Google Chrome header image

Google’s Chrome web browser will receive the same “Segment Heap” memory optimizing feature as Edge


Microsoft recently introduced the Windows segment heap memory improvement feature for the Edge browser to reduce high system memory requirements. The company announced major memory usage reductions in its Chromium-based Edge browser on Windows 10 2004 that appear to come from Project Reunion, a new API that attempts to unify Win32 and the Universal Windows Platform (UWP) apps.

You might be familiar with Microsoft’s move to adopt the Chromium browser source for its Edge browser, while dropping its own Edge HTML renderer.

Now, Google Chrome’s RAM/memory hog might soon be a thing of the past as Microsoft has introduced a new feature in Windows 10 that could reduce the Chrome browser’s memory usage significantly. According to a recent report from Windows Latest, the Windows 10 May 2020 update (20H1) has started rolling out to users and it introduces the Windows “segment heap memory improvements” that will reduce the overall memory usage of Win32 apps like Google Chrome.

Google’s Chrome browser has a reputation for being a memory hog. But with changes made in Windows 10 version 2004, and the May 2020 update, the Chrome browser will now use less of the system memory. Microsoft explains that the latest update for Windows 10 introduces a new “Segment Heap” value for developers, which is a modern heap implementation that will generally “reduce overall memory usage” on Windows 10 version 2004 or newer. The company has confirmed that it has already started using the new value in its Chromium-based Edge browser, with early tests showing a memory reduction of up to 27%.

Memory-use reduction value depends on each device, the device’s own configuration and usage, but whatever the exact reduction value is going to be, lower memory use should definitely help most end users. The new Microsoft Edge shares the same underlying technology as Google Chrome courtesy of the open-source “Chromium” project. Microsoft earlier this month began pushing the new Microsoft Edge to Windows 10 users via Windows Update.

But the improvements to memory usage coming to Edge and Chrome derive from Microsoft expanding the availability of Windows segment heap memory to Win32 applications. Google Chrome is still the most popular web browser used thus far, but it has been under controversy for its memory hogging nature.

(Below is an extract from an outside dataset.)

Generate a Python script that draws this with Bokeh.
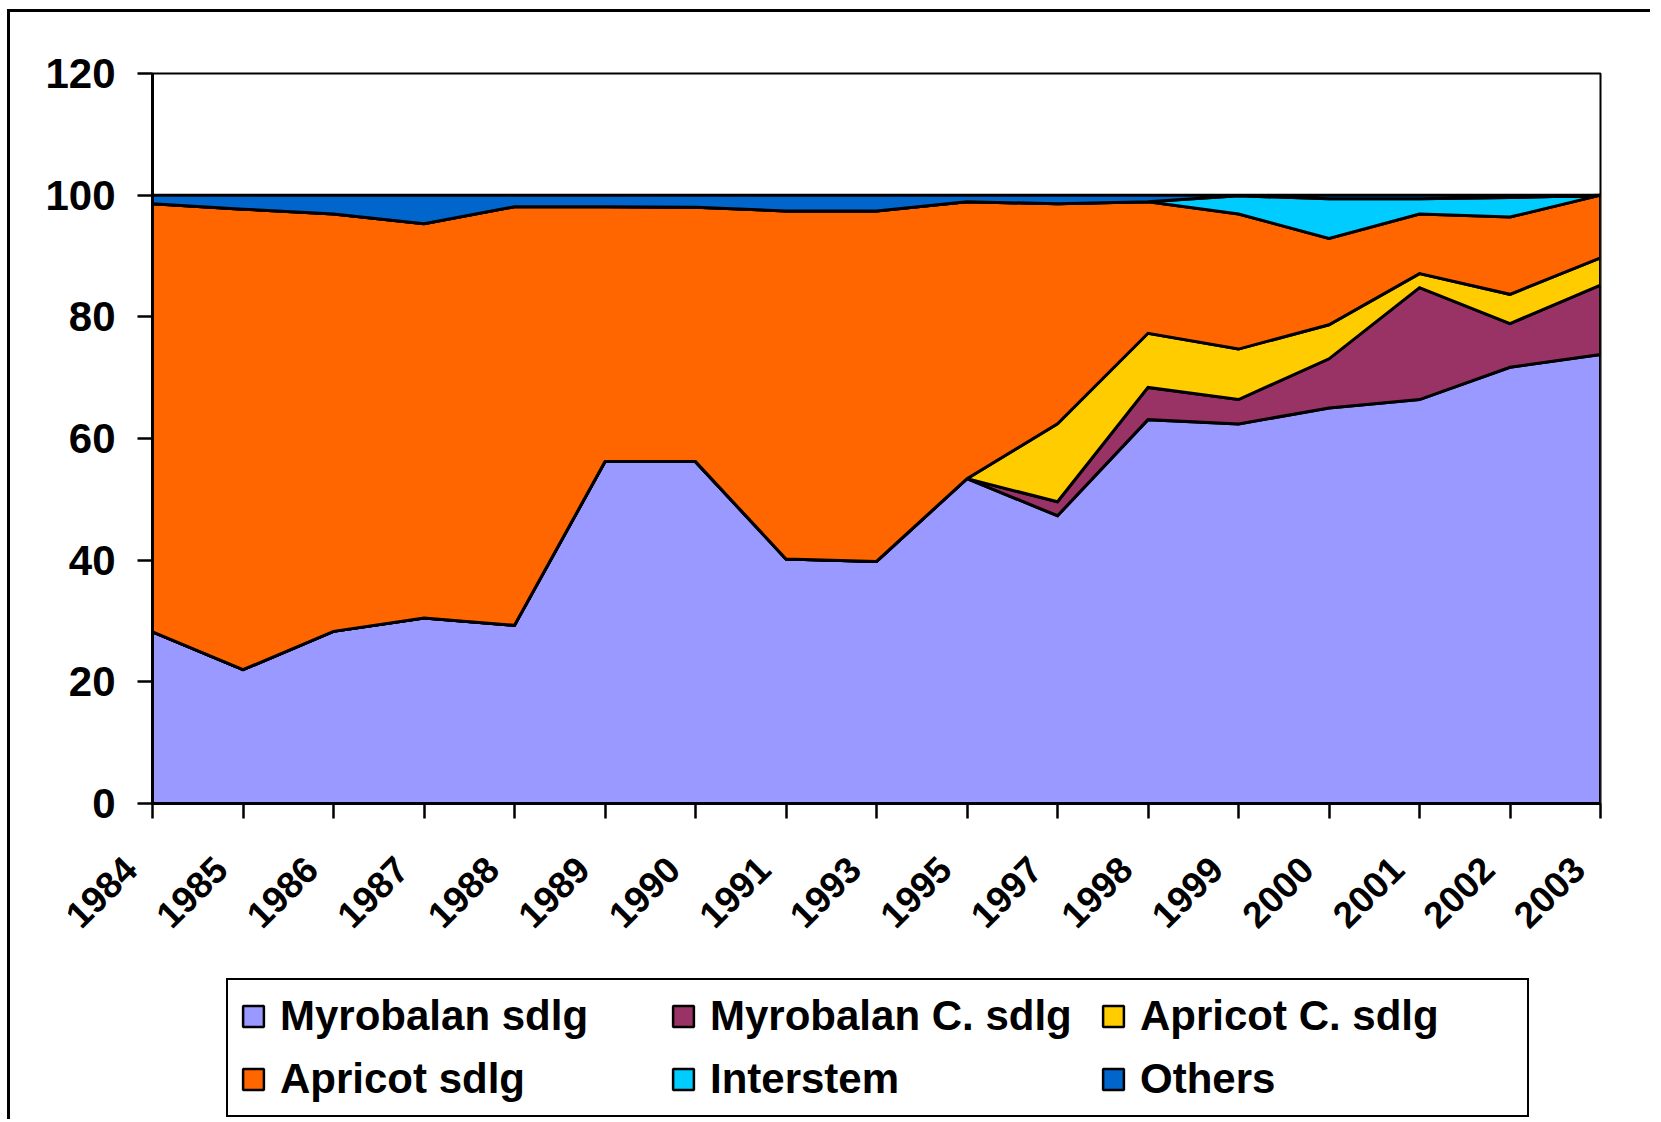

Microsoft didn’t have that much success in getting developers of Windows apps to adopt UWP. While the “legacy Edge” was a UWP app, Google never made Chrome a UWP, as it was still sticking with Win32. The Project Reunion now rolls up the Win32 API with the UWP API. As noted by Microsoft the “segment heap” API was one of the APIs that was previously limited to UWP applications. But now under Project Reunion, it has become available to all developers of Win32 apps. That should allow other Win32 .exe applications to reduce memory usage too, including Mozilla Firefox and every other developer that builds upon Win32 applications.

Google’s programmer and Chromium member, Bruce Dawson, clarified that memory-use reductions are likely to be greatest on Windows 10 PCs with CPUs featuring more cores, but they still could save hundreds of megabytes (MB) in their web browser usage.

“Experiments with per-machine opting-in to the segment heap for chrome.exe suggests that this could save hundreds of MB in the browser and Network Service utility processes, among others, on some machines. Actual results will vary widely, with the greatest savings coming on many-core machines,”  Dawson wrote in a patch for Chromium.

Adding a SegmentHeap entry to the chrome.exe manifest will tell recent-enough versions of Windows (20-04 and beyond) to opt chrome.exe into using the segment heap instead of the legacy heap, Dawson explained.